A Stranger In The Kitchen


    Over the last twenty years or so, it has become the custom of the various congregations on our island to offer free hot meals to all comers during the winter months.  Currently, all seven days of the week are covered.  The meals vary from a fixed menu of lasagna and salad for lunch on Sundays to a chef catered dinner on Saturday evenings to a grand potluck on Wednesdays.  Our little congregation provides home made soup and casseroles and dessert on Tuesdays. 
            The suppers draw from a varied population.  Some folks are homeless.  Others are young families struggling to make ends meet.  Still others are alone and in need of the social contacts.  Many are seniors who don’t enjoy cooking for one person.  The one thing all the community suppers hold in common is that they are open, welcoming places for members of the community to gather throughout the gray winter months regardless of what draws them.
            Last Tuesday we served spaghetti with meat sauce and a salad augmented  by a corn chowder and a rice and bean casserole contributed by two of the guests.  Following the meal, the clean up has also become a community thing.   Guests bring their dishes to the kitchen.  Some volunteer to scrape.  Others to load the dishwasher.  Still others put the folding chairs away and store the tables until the next time.  Often a sense of joy and “family”  floods the atmosphere.
            After dinner one of the guests joined me in the kitchen, eager to scrape dishes for me to rinse prior to loading  them in the dishwasher.   A three day stubble, multiple layers of clothing, and a sweet uncertainty about whether he had a place at the table hinted at his possible life circumstances.  He remarked about his gratitude for a hot meal.  I told him I was happy that he had enjoyed it and that I was glad he had come.

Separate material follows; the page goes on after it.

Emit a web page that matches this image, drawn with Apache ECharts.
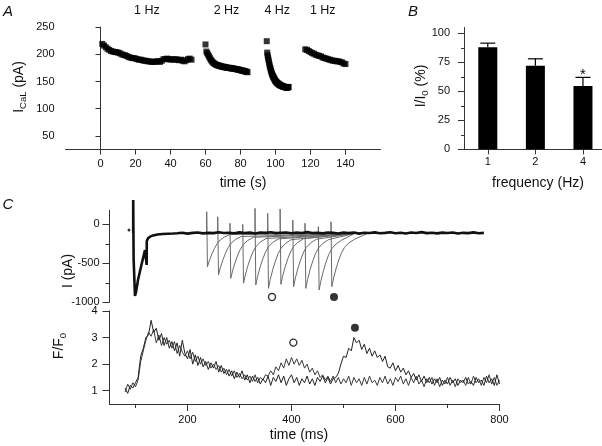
<!DOCTYPE html>
<html><head><meta charset="utf-8">
<script src="https://cdn.jsdelivr.net/npm/echarts@6/dist/echarts.min.js"></script>
<style>html,body{margin:0;padding:0;background:#fff}#c{width:602px;height:446px}</style>
</head><body><div id="c"></div>
<script>
// ---------- Panel A: I_CaL vs time (one point per stimulus) ----------
const segLabels = ['1 Hz', '2 Hz', '4 Hz', '1 Hz'];
const segStartS = [1, 60, 95, 117];
const segPeriodS = [1, 0.5, 0.25, 1];
const seg1Vals = [219,216,213,210,208,206,205,204,204,203, 202,200,199,198,197,195,194,193,193,192,
  191,190,190,189,188,188,187,187,186,186, 186,187,187,186,188,191,191,192,191,190,
  191,190,191,190,189,190,188,187,189,191, 192,190];
const seg2Vals = [218,205,202,199,196,193,190,188,186,184, 183,182,181,180,180,179,179,178,178,177,
  177,177,176,176,176,175,175,175,175,174, 174,174,174,173,173,173,172,172,172,171,
  171,170,170,170,169,169,168,168,167];
const seg3Vals = [224,203,198,194,190,186,182,178,175,172, 169,166,164,162,160,158,157,155,154,152,
  151,150,149,148,147,147,146,145,145,144, 144,143,143,142,142,142,141,141,141,140,
  140,140,140,139,139,139,139,139,140,139, 140];
const seg4Vals = [209,208,206,204,202,201,199,198,197,196,194,193,192,191,190,189,188,188,187,187,186,185,183,182];
const aXTicks = [0,20,40,60,80,100,120,140];
const aYTicks = [50,100,150,200,250];

// ---------- Panel B: I/I0 by frequency ----------
const freqLabels = ['1', '2', '4'];
const meanPct = [88, 72, 54.5];
const semPct = [3.5, 6, 7.5];
const sigMark = ['', '', '*'];
const bYTicks = [0,25,50,75,100];
const bYMinor = [12.5,37.5,62.5,87.5];

// ---------- Panel C top: current traces ----------
const firstSweep = [[95.6,-110],[95.6,312],[96.4,-450],[99,-919],[101,-870],[104.8,-714],[110.6,-544],
  [115,-420],[118.3,-330],[121.3,-330],[121.5,-520],[121.7,-215],[124,-180],[128,-158],[134,-142],
  [142,-130],[152,-124],[162,-120],[172,-118]];
const baseStartMs = 180, baseStepMs = 10;
const baselinePA = [-115,-108,-119,-110,-104,-116,-109,-113,-102,-111,
  -107,-114,-103,-112,-106,-118,-105,-110,-101,-113,
  -108,-104,-115,-106,-111,-100,-112,-107,-116,-105,
  -110,-117,-106,-113,-104,-119,-108,-111,-103,-115,
  -109,-102,-114,-107,-118,-105,-112,-100,-113,-108,
  -116,-106,-111,-104,-117,-109,-113,-103,-115,-110];
const strayDot = [[87.5,-73]];
const pulseTimes = [236.9,258.1,281.7,306.2,329.8,354.2,378.1,402.5,426.0,451.6,476.0];
const pulseTops = [161,97,13,0,205,141,196,55,13,-30,33];
const pulseMins = [-543,-650,-692,-756,-778,-821,-769,-800,-821,-842,-800];
const recoveryMs = [1.5,5,10,15,20,26,34,45];
const recoveryFrac = [1,0.86,0.7,0.57,0.46,0.37,0.3,0.24];
const cTopMarks = [[362.5,-932],[481.7,-932]];
const cTopLabels = [-1000,-500,0];
const cTopTicks = [-1000,-500,0];
const cTopMinor = [-750,-250];

// ---------- Panel C bottom: F/F0 ----------
const fStartMs = 80, fStepMs = 5;
const fTraceA = [0.95,1.25,1.05,1.3,1.15,1.4,2.1,2.5,2.9,3.2,
  3.05,3.3,2.8,3.1,2.7,3.0,2.75,2.9,2.6,2.85,
  2.4,2.7,2.45,2.3,2.5,2.2,2.45,2.1,2.3,2.0,
  2.2,1.95,2.1,1.85,2.0,1.8,1.95,1.7,1.85,1.6,
  1.8,1.55,1.75,1.5,1.65,1.45,1.6,1.4,1.55,1.35,
  1.6,1.3,1.5,1.4,1.6,1.55,1.75,1.6,1.9,1.75,
  2.05,1.85,2.2,1.95,2.25,2.0,2.2,1.95,2.15,1.85,
  2.0,1.7,1.85,1.6,1.75,1.5,1.6,1.4,1.55,1.35,
  1.55,1.3,1.5,1.25,1.45,1.3,1.55,1.2,1.5,1.3,
  1.45,1.2,1.5,1.25,1.55,1.3,1.4,1.2,1.5,1.3,
  1.55,1.25,1.45,1.2,1.5,1.35,1.55,1.25,1.45,1.2,
  1.5,1.3,1.55,1.25,1.4,1.15,1.45,1.3,1.5,1.2,
  1.45,1.15,1.4,1.25,1.5,1.2,1.4,1.15,1.45,1.3,
  1.4,1.2,1.5,1.25,1.55,1.3,1.45,1.2,1.5,1.3,
  1.6,1.25,1.5,1.2,1.4];
const fTraceB = [1.1,0.9,1.2,1.1,1.3,1.5,2.3,2.6,3.0,3.1,
  3.65,3.2,3.35,2.9,3.15,2.7,3.0,2.6,2.85,2.5,
  2.8,2.3,2.9,2.4,2.2,2.55,2.0,2.35,1.95,2.25,
  1.9,2.1,1.8,2.05,1.85,2.1,1.7,1.95,1.65,1.8,
  1.55,1.75,1.45,1.7,1.5,1.75,1.4,1.6,1.3,1.55,
  1.35,1.5,1.25,1.45,1.3,1.55,1.2,1.5,1.35,1.6,
  1.3,1.55,1.2,1.45,1.6,1.3,1.5,1.2,1.45,1.3,
  1.55,1.25,1.45,1.2,1.5,1.35,1.55,1.3,1.5,1.25,
  1.45,1.5,1.65,2.0,2.3,2.25,2.6,2.5,3.0,2.8,
  2.9,2.55,2.75,2.4,2.6,2.3,2.5,2.25,2.35,2.1,
  2.3,1.9,1.85,2.05,1.75,1.95,1.7,1.85,1.6,1.75,
  1.5,1.65,1.4,1.6,1.35,1.55,1.3,1.5,1.25,1.45,
  1.3,1.5,1.2,1.4,1.25,1.5,1.3,1.45,1.2,1.4,
  1.3,1.5,1.25,1.35,1.2,1.5,1.3,1.4,1.2,1.55,
  1.3,1.45,1.2,1.6,1.25];
const cBotMarks = [[403.5,2.81],[522,3.37]];
const cBotXTicks = [200,400,600,800];
const cBotXMinor = [100,300,500,700];
const cBotYTicks = [1,2,3,4];

// ---------- build ----------
const FONT = '"Liberation Sans", Arial, Helvetica, sans-serif';
const AX = '#333', TX = '#111';

const aPoints = [];
[seg1Vals, seg2Vals, seg3Vals, seg4Vals].forEach((vals, s) => {
  vals.forEach((v, i) => aPoints.push([segStartS[s] + i * segPeriodS[s], v]));
});
const barData = meanPct.map((m, i) => [i + 1, m]);
const errData = meanPct.map((m, i) => [i + 1, m, semPct[i], i]);
const mainSweep = firstSweep.concat(baselinePA.map((v, i) => [baseStartMs + i * baseStepMs, v]));
const pulseSeries = pulseTimes.map((t, i) => {
  const d = [[t, -110], [t, pulseTops[i]]];
  recoveryMs.forEach((dt, k) => d.push([t + dt, pulseMins[i] * recoveryFrac[k]]));
  d.push([Math.max(t + 70, 520), -118]);
  return {type:'line', xAxisIndex:2, yAxisIndex:3, data:d, symbol:'none', clip:false, z:2,
    lineStyle:{color:'#6a6a6a', width:1}, silent:true, animation:false};
});
const fA = fTraceA.map((v, i) => [fStartMs + i * fStepMs, v]);
const fB = fTraceB.map((v, i) => [fStartMs + i * fStepMs, v]);

const plain = v => String(v);
function lineAx(extra){ return Object.assign({show:true, lineStyle:{color:AX, width:1}}, extra||{}); }
function lbl(vals, margin, extra){ return Object.assign({show:true, customValues:vals, margin:margin, color:TX, fontSize:11, fontFamily:FONT, formatter:plain}, extra||{}); }
function tk(vals, len){ return {show:true, customValues:vals, length:len, lineStyle:{color:AX, width:1}}; }
const noSplit = {show:false};

const chart = echarts.init(document.getElementById('c'), null, {renderer:'canvas', width:602, height:446});
chart.setOption({
  animation:false,
  backgroundColor:'#fff',
  grid:[
    {left:65.5, top:27, width:315, height:122.6},
    {left:464, top:27.5, width:138, height:121.8},
    {left:109.5, top:210.3, width:390, height:92},
    {left:109.5, top:311, width:390, height:93}
  ],
  xAxis:[
    {gridIndex:0, type:'value', min:-20, max:160, axisLine:lineAx(), axisTick:tk(aXTicks,5), axisLabel:lbl(aXTicks,9), splitLine:noSplit},
    {gridIndex:1, type:'value', min:0.5, max:3.4, axisLine:lineAx(), axisTick:tk([1,2,3],5), axisLabel:lbl([1,2,3],7,{formatter:v=>freqLabels[Math.round(v)-1]||''}), splitLine:noSplit},
    {gridIndex:2, type:'value', min:50, max:800, show:false, splitLine:noSplit},
    {gridIndex:3, type:'value', min:50, max:800, axisLine:lineAx(), axisTick:tk(cBotXTicks,7), axisLabel:lbl(cBotXTicks,10), splitLine:noSplit},
    {gridIndex:3, type:'value', min:50, max:800, position:'bottom', axisLine:{show:false}, axisTick:tk(cBotXMinor,4), axisLabel:{show:false}, splitLine:noSplit}
  ],
  yAxis:[
    {gridIndex:0, type:'value', min:25, max:250, axisLine:lineAx(), axisTick:tk(aYTicks,5), axisLabel:lbl(aYTicks,11), splitLine:noSplit},
    {gridIndex:1, type:'value', min:0, max:105, axisLine:lineAx(), axisTick:tk(bYTicks,6), axisLabel:lbl(bYTicks,14), splitLine:noSplit},
    {gridIndex:1, type:'value', min:0, max:105, position:'left', axisLine:{show:false}, axisTick:tk(bYMinor,3), axisLabel:{show:false}, splitLine:noSplit},
    {gridIndex:2, type:'value', min:-1000, max:180, axisLine:lineAx(), axisTick:tk(cTopTicks,7), axisLabel:lbl(cTopLabels,10), splitLine:noSplit},
    {gridIndex:2, type:'value', min:-1000, max:180, position:'left', axisLine:{show:false}, axisTick:tk(cTopMinor,4), axisLabel:{show:false}, splitLine:noSplit},
    {gridIndex:3, type:'value', min:0.5, max:4, axisLine:lineAx(), axisTick:tk(cBotYTicks,7), axisLabel:lbl(cBotYTicks,12), splitLine:noSplit}
  ],
  series:[
    {type:'scatter', xAxisIndex:0, yAxisIndex:0, data:aPoints, symbol:'rect', symbolSize:6, itemStyle:{color:'#000'}, silent:true},
    {type:'bar', xAxisIndex:1, yAxisIndex:1, data:barData, barWidth:19, itemStyle:{color:'#000'}, silent:true},
    {type:'custom', xAxisIndex:1, yAxisIndex:1, data:errData, silent:true, z:3,
      renderItem:function(params, api){
        const x = api.value(0), m = api.value(1), s = api.value(2), idx = api.value(3);
        const p0 = api.coord([x, m]), p1 = api.coord([x, m + s]);
        const children = [
          {type:'line', shape:{x1:p0[0], y1:p0[1], x2:p1[0], y2:p1[1]}, style:{stroke:'#000', lineWidth:1.2}},
          {type:'line', shape:{x1:p1[0]-7.5, y1:p1[1], x2:p1[0]+7.5, y2:p1[1]}, style:{stroke:'#000', lineWidth:1.2}}
        ];
        if (sigMark[idx]) children.push({type:'text', style:{text:sigMark[idx], x:p1[0], y:p1[1]-3, align:'center', verticalAlign:'middle', fontSize:15, fontFamily:FONT, fill:'#000'}});
        return {type:'group', children:children};
      }},
    ...pulseSeries,
    {type:'line', xAxisIndex:2, yAxisIndex:3, data:mainSweep, symbol:'none', clip:false, z:4,
      lineStyle:{color:'#111', width:2.6}, silent:true},
    {type:'scatter', xAxisIndex:2, yAxisIndex:3, data:strayDot, symbolSize:3, itemStyle:{color:'#000'}, silent:true},
    {type:'scatter', xAxisIndex:2, yAxisIndex:3, data:[cTopMarks[0]], symbolSize:7, clip:false,
      itemStyle:{color:'#fff', borderColor:'#000', borderWidth:1.4}, silent:true},
    {type:'scatter', xAxisIndex:2, yAxisIndex:3, data:[cTopMarks[1]], symbolSize:8, clip:false,
      itemStyle:{color:'#000'}, silent:true},
    {type:'line', xAxisIndex:3, yAxisIndex:5, data:fA, symbol:'none', lineStyle:{color:'#3a3a3a', width:1}, silent:true},
    {type:'line', xAxisIndex:3, yAxisIndex:5, data:fB, symbol:'none', lineStyle:{color:'#222', width:1}, silent:true},
    {type:'scatter', xAxisIndex:3, yAxisIndex:5, data:[cBotMarks[0]], symbolSize:7,
      itemStyle:{color:'#fff', borderColor:'#000', borderWidth:1.4}, silent:true},
    {type:'scatter', xAxisIndex:3, yAxisIndex:5, data:[cBotMarks[1]], symbolSize:8,
      itemStyle:{color:'#000'}, silent:true}
  ]
});

// ---------- text annotations ----------
const segCenters = [26.5, 72, 101, 127];
const g = [];
function txt(x, y, text, size, extra){
  return Object.assign({type:'text', x:x, y:y, silent:true,
    style:Object.assign({text:text, align:'center', verticalAlign:'middle', fontSize:size, fontFamily:FONT, fill:'#111'}, (extra&&extra.style)||{})},
    extra&&extra.rotation!==undefined?{rotation:extra.rotation}:{});
}
const sub = {a:{fontSize:14, lineHeight:18, verticalAlign:'middle', fontFamily:FONT, fill:'#111'},
             s:{fontSize:9.5, lineHeight:9, verticalAlign:'bottom', fontFamily:FONT, fill:'#111'}};
segLabels.forEach((l, i) => {
  const px = chart.convertToPixel({xAxisIndex:0}, segCenters[i]);
  g.push(txt(px, 11, l, 12.5));
});
g.push(txt(8, 12, 'A', 15, {style:{fontStyle:'italic'}}));
g.push(txt(413, 12, 'B', 15, {style:{fontStyle:'italic'}}));
g.push(txt(8, 205, 'C', 15, {style:{fontStyle:'italic'}}));
g.push(txt(243, 183, 'time (s)', 14));
g.push(txt(538, 183, 'frequency (Hz)', 14));
g.push(txt(299, 435, 'time (ms)', 14));
g.push(txt(68, 271, 'I (pA)', 14, {rotation:Math.PI/2}));
g.push(txt(19, 87, '{a|I}{s|CaL}{a| (pA)}', 14, {rotation:Math.PI/2, style:{rich:sub}}));
g.push(txt(421.5, 86, '{a|I/I}{s|0}{a| (%)}', 14, {rotation:Math.PI/2, style:{rich:sub}}));
g.push(txt(59, 346, '{a|F/F}{s|0}', 14, {rotation:Math.PI/2, style:{rich:sub}}));
chart.setOption({graphic:g});
</script></body></html>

He said he had traveled around a lot and eaten in a lot of places, but he had never felt  welcomed until he  decided to try out the community suppers.  He innocently marveled at how kind people were, and how they made him feel at home.  He said he didn’t always know that churches were places where he would be welcome, but he thought that there was something in the Bible about being kind to strangers.  I had to turn my attention to the dishwasher so he wouldn’t see tears welling up.
Over and over again the charge of our sacred texts is to welcome the stranger.  We are admonished over and over again: You shall not wrong or oppress a resident alien, for you were aliens in the land of Egypt. (Exodus 22:21)  Both the command and the rationale are given in the same sentence.  We have all been strangers at one point or another in our lives.  The importance of remembering what that feels like needs to be connected with our compassion for the stranger we meet at any moment. 

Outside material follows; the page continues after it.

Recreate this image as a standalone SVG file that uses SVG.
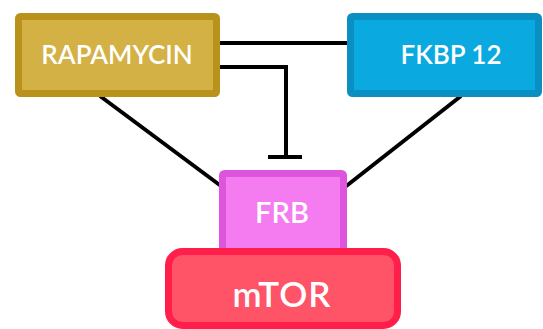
<svg xmlns="http://www.w3.org/2000/svg" width="543" height="329" viewBox="0 0 543 329">
<style>
.lbl{font-family:Lato,"Open Sans","Liberation Sans",sans-serif;fill:#ffffff;text-anchor:middle;font-weight:600}
.conn{stroke:#000;stroke-width:4;fill:none}
</style>
<rect width="543" height="329" fill="#ffffff"/>
<g id="connectors">
<line class="conn" x1="218" y1="43" x2="349" y2="43"/>
<polyline class="conn" points="218,67 286,67 286,157"/>
<line class="conn" x1="268" y1="157" x2="302" y2="157"/>
<line class="conn" x1="100" y1="96" x2="221" y2="186"/>
<line class="conn" x1="461" y1="96" x2="345" y2="187"/>
</g>
<g id="rapamycin">
<rect x="18.5" y="16.5" width="198" height="77" rx="2" fill="#d4b145" stroke="#b8921a" stroke-width="7"/>
<text class="lbl" x="117" y="64" font-size="26">RAPAMYCIN</text>
</g>
<g id="fkbp12">
<rect x="350.5" y="16.5" width="188" height="77" rx="2" fill="#0aa9e0" stroke="#0a8fc3" stroke-width="7"/>
<text class="lbl" x="451" y="64" font-size="26">FKBP 12</text>
</g>
<g id="frb">
<rect x="222.5" y="173.5" width="121" height="80" rx="2" fill="#f47cf0" stroke="#dd55dd" stroke-width="7"/>
<text class="lbl" x="282" y="223" font-size="29">FRB</text>
</g>
<g id="mtor">
<rect x="168.5" y="251.5" width="229" height="74" rx="14" fill="#ff5468" stroke="#ff1f4a" stroke-width="7"/>
<text class="lbl" x="282" y="307" font-size="35" letter-spacing="1">mTOR</text>
</g>
</svg>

            Out of curiosity, I consulted Webster for the meaning of  the word “estrange.”    It means to remove from customary environment or associations; to arouse enmity or indifference where there had formerly been love, affection or friendliness. 
            So much of our global public discourse these days has to do with the question of “what to do with the stranger?”   Even on a small island with a relatively intact sense of community we cannot escape the challenges that come with stress-filled movements of  so many human beings who have literally been estranged - removed from their customary environments by war, persecution, hunger, threats of slavery , poverty, or homelessness - and now by increased rigor in enforcing immigration laws, and by the threat of deportation.   The less than compassionate response to the stranger is fear, indifference,  and increasingly, enmity.   We have become strangers who estrange others.

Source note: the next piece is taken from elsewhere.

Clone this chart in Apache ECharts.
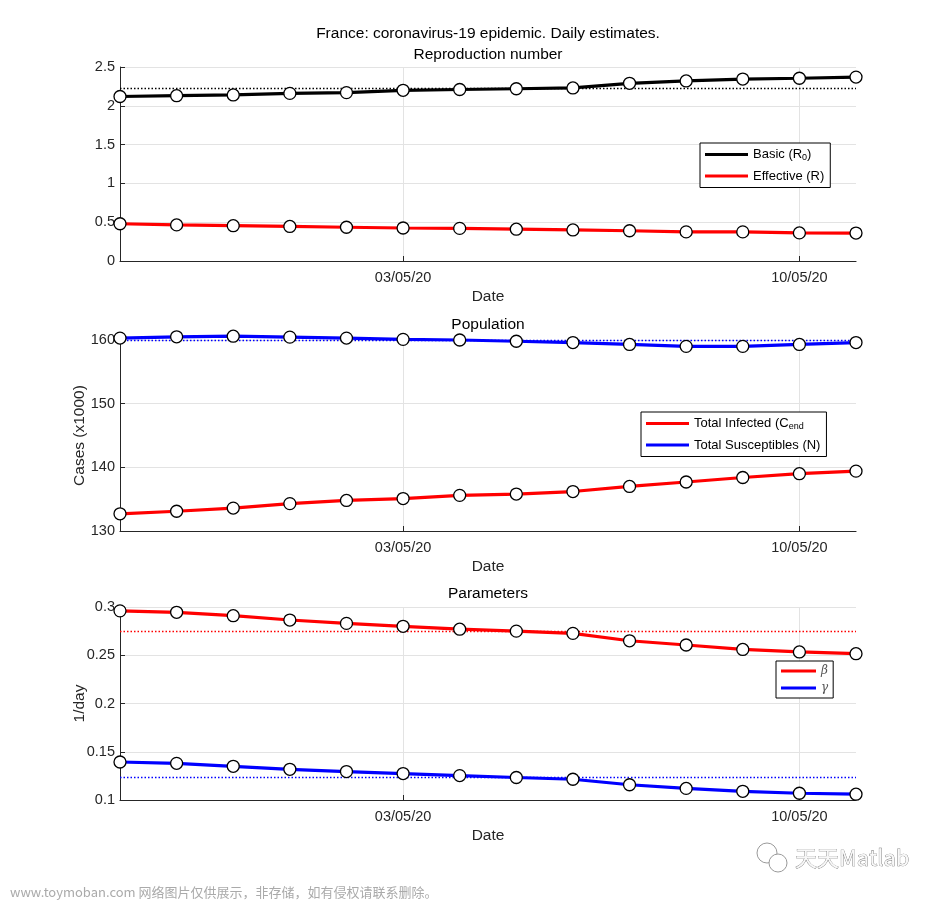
<!DOCTYPE html>
<html>
<head>
<meta charset="utf-8">
<script src="https://cdn.jsdelivr.net/npm/echarts@6/dist/echarts.min.js"></script>
<style>html,body{margin:0;padding:0;background:#fff}#c{width:945px;height:900px}</style>
</head>
<body>
<div id="c"></div>
<script>
// ---- data ----
const dates = ['28/04/20','29/04/20','30/04/20','01/05/20','02/05/20','03/05/20','04/05/20',
               '05/05/20','06/05/20','07/05/20','08/05/20','09/05/20','10/05/20','11/05/20'];
const tickLabels = ['03/05/20','10/05/20'];

const basicR0     = [2.12,2.13,2.14,2.16,2.17,2.20,2.21,2.22,2.23,2.29,2.32,2.345,2.355,2.37];
const effectiveR  = [0.48,0.465,0.455,0.445,0.435,0.425,0.42,0.41,0.40,0.39,0.375,0.375,0.362,0.36];
const basicR0Mean = 2.23;

const totalInfected    = [132.7,133.1,133.6,134.3,134.8,135.1,135.6,135.8,136.2,137.0,137.7,138.4,139.0,139.4];
const totalSusceptible = [160.3,160.5,160.6,160.45,160.3,160.1,160.0,159.8,159.6,159.3,159.0,159.0,159.3,159.6];
const susceptibleMean  = 160.0;

const beta  = [0.296,0.2945,0.291,0.2865,0.283,0.280,0.277,0.275,0.2727,0.265,0.2606,0.256,0.2534,0.2516];
const gamma = [0.1394,0.138,0.1349,0.1318,0.1295,0.1274,0.1253,0.1233,0.1215,0.1158,0.112,0.109,0.107,0.106];
const betaMean  = 0.2748;
const gammaMean = 0.1236;

// ---- chart ----
const FONT = 'Liberation Sans, Arial, sans-serif';
const AX = '#262626';
const GRIDC = '#e3e3e3';
const showTick = (i, v) => tickLabels.indexOf(dates[i]) >= 0;

function xAxis(gi){
  return {
    type:'category', gridIndex:gi, data:dates, boundaryGap:false,
    axisLine:{show:true, onZero:false, lineStyle:{color:AX, width:1.2}},
    axisTick:{show:true, inside:true, length:5, interval:showTick, lineStyle:{color:AX}},
    axisLabel:{interval:showTick, color:AX, fontFamily:FONT, fontSize:14.5, margin:9},
    splitLine:{show:true, interval:showTick, lineStyle:{color:GRIDC, width:1}},
    name:'Date', nameLocation:'middle', nameGap:28, nameMoveOverlap:false,
    nameTextStyle:{color:AX, fontFamily:FONT, fontSize:15.5}
  };
}
function yAxis(gi, min, max, interval, name){
  const a = {
    type:'value', gridIndex:gi, min:min, max:max, interval:interval,
    axisLine:{show:true, lineStyle:{color:AX, width:1}},
    axisTick:{show:true, inside:true, length:5, lineStyle:{color:AX}},
    axisLabel:{color:AX, fontFamily:FONT, fontSize:14.5, margin:5},
    splitLine:{show:true, lineStyle:{color:GRIDC, width:1}}
  };
  if (name){
    a.name = name; a.nameLocation = 'middle'; a.nameGap = 32; a.nameRotate = 90;
    a.nameMoveOverlap = false;
    a.nameTextStyle = {color:AX, fontFamily:FONT, fontSize:15.5};
  }
  return a;
}
function line(name, data, color, gi, mean){
  const s = {
    name:name, type:'line', xAxisIndex:gi, yAxisIndex:gi, data:data,
    clip:false, symbol:'circle', symbolSize:12, showSymbol:true,
    lineStyle:{color:color, width:3.2},
    itemStyle:{color:'#ffffff', borderColor:'#000000', borderWidth:1.3},
    emphasis:{disabled:true}, z:3
  };
  if (mean !== undefined){
    s.markLine = {
      silent:true, symbol:['none','none'], label:{show:false}, precision:6,
      lineStyle:{color:color, type:[1.5,2], width:1.3},
      data:[{yAxis:mean}], z:1
    };
  }
  return s;
}
function legendItem(name, color){
  return {name:name, icon:'rect', itemStyle:{color:color, borderWidth:0}};
}
const legendBase = {
  orient:'vertical', backgroundColor:'#fff', borderColor:'#000', borderWidth:1,
  itemWidth:43, itemHeight:3, selectedMode:false
};

const chart = echarts.init(document.getElementById('c'), null, {renderer:'canvas'});
chart.setOption({
  animation:false,
  backgroundColor:'#fff',
  graphic:[
    {type:'text', style:{text:'France: coronavirus-19 epidemic. Daily estimates.', x:488, y:34, textAlign:'center', textVerticalAlign:'middle', font:'15.5px '+FONT, fill:'#000'}},
    {type:'text', style:{text:'Reproduction number', x:488, y:55, textAlign:'center', textVerticalAlign:'middle', font:'15.5px '+FONT, fill:'#000'}},
    {type:'text', style:{text:'Population', x:488, y:325, textAlign:'center', textVerticalAlign:'middle', font:'15.5px '+FONT, fill:'#000'}},
    {type:'text', style:{text:'Parameters', x:488, y:594, textAlign:'center', textVerticalAlign:'middle', font:'15.5px '+FONT, fill:'#000'}},
    {type:'text', style:{text:'www.toymoban.com 网络图片仅供展示，非存储，如有侵权请联系删除。', x:10, y:892, textAlign:'left', textVerticalAlign:'middle', font:'13px "Noto Sans CJK SC", sans-serif', fill:'#aaaaaa'}},
    {type:'text', style:{text:'天天Matlab', x:795, y:858, textAlign:'left', textVerticalAlign:'middle', font:'22px "Noto Sans CJK SC", sans-serif', fill:'#f8f8f8', stroke:'#6a6a6a', lineWidth:0.7}},
    {type:'circle', shape:{cx:767, cy:853, r:10}, style:{fill:'#fff', stroke:'#9a9a9a', lineWidth:1}},
    {type:'circle', shape:{cx:778, cy:863, r:9}, style:{fill:'#fff', stroke:'#9a9a9a', lineWidth:1}}
  ],
  grid:[
    {left:120, right:89, top:67, height:194},
    {left:120, right:89, top:340, height:191},
    {left:120, right:89, top:607, height:193}
  ],
  xAxis:[xAxis(0), xAxis(1), xAxis(2)],
  yAxis:[
    yAxis(0, 0, 2.5, 0.5),
    yAxis(1, 130, 160, 10, 'Cases (x1000)'),
    yAxis(2, 0.1, 0.3, 0.05, '1/day')
  ],
  legend:[
    Object.assign({}, legendBase, {
      left:700, top:143, padding:[5,6,5,5], itemGap:7,
      data:[legendItem('R0','#000'), legendItem('R','#ff0000')],
      formatter:n => n === 'R0' ? '{a|Basic (R}{s|0}{a|)}' : '{a|Effective (R)}',
      textStyle:{color:'#000', fontFamily:FONT, fontSize:13,
        rich:{a:{fontFamily:FONT, fontSize:13, color:'#000'}, s:{fontFamily:FONT, fontSize:9, color:'#000', padding:[7,0,0,0]}}}
    }),
    Object.assign({}, legendBase, {
      left:641, top:412, padding:[5,6,5,5], itemGap:7,
      data:[legendItem('Cend','#ff0000'), legendItem('N','#0000ff')],
      formatter:n => n === 'Cend' ? '{a|Total Infected (C}{s|end}' : '{a|Total Susceptibles (N)}',
      textStyle:{color:'#000', fontFamily:FONT, fontSize:13,
        rich:{a:{fontFamily:FONT, fontSize:13, color:'#000'}, s:{fontFamily:FONT, fontSize:9, color:'#000', padding:[7,0,0,0]}}}
    }),
    Object.assign({}, legendBase, {
      left:776, top:661, padding:[4,5,4,5], itemGap:5, itemWidth:35,
      data:[legendItem('β','#ff0000'), legendItem('γ','#0000ff')],
      textStyle:{color:'#555', fontFamily:'DejaVu Serif, serif', fontStyle:'italic', fontSize:12}
    })
  ],
  series:[
    line('R0', basicR0, '#000000', 0, basicR0Mean),
    line('R', effectiveR, '#ff0000', 0),
    line('Cend', totalInfected, '#ff0000', 1),
    line('N', totalSusceptible, '#0000ff', 1, susceptibleMean),
    line('β', beta, '#ff0000', 2, betaMean),
    line('γ', gamma, '#0000ff', 2, gammaMean)
  ]
});
</script>
</body>
</html>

            The ancient text of Genesis tells us that the patriarch, Abraham, was sitting at the entrance of his tent during the heat of the day when three strangers approached him.  He offered them water, saw to it that their feet were washed and ordered that a feast be prepared for them.   There is a tradition that Abraham’s tent was open on all four sides so that a stranger would not have to search for the entrance in order to find hospitality.  The stranger was not to be feared and rejected, but welcomed and made to feel at home. 
            I had to reflect awhile on the meaning of the tears I felt welling up when I heard my new dish-washing partner wonder at how welcome he felt in our little church.  I wondered why he was surprised; wondered why he couldn’t just take it for granted that he would be welcomed in a church.  I don’t know where his travels have taken him or what he encountered along the way,  but it was clear to me that he had not always encountered hospitality from some of those most responsible for offering it freely. 
            I went to bed with a little prayer of gratitude.  Maybe it was only spaghetti with meat sauce, a bit of laughter and fellowship around the table, a little shared labor in the kitchen after dinner - - but at least we were doing something right.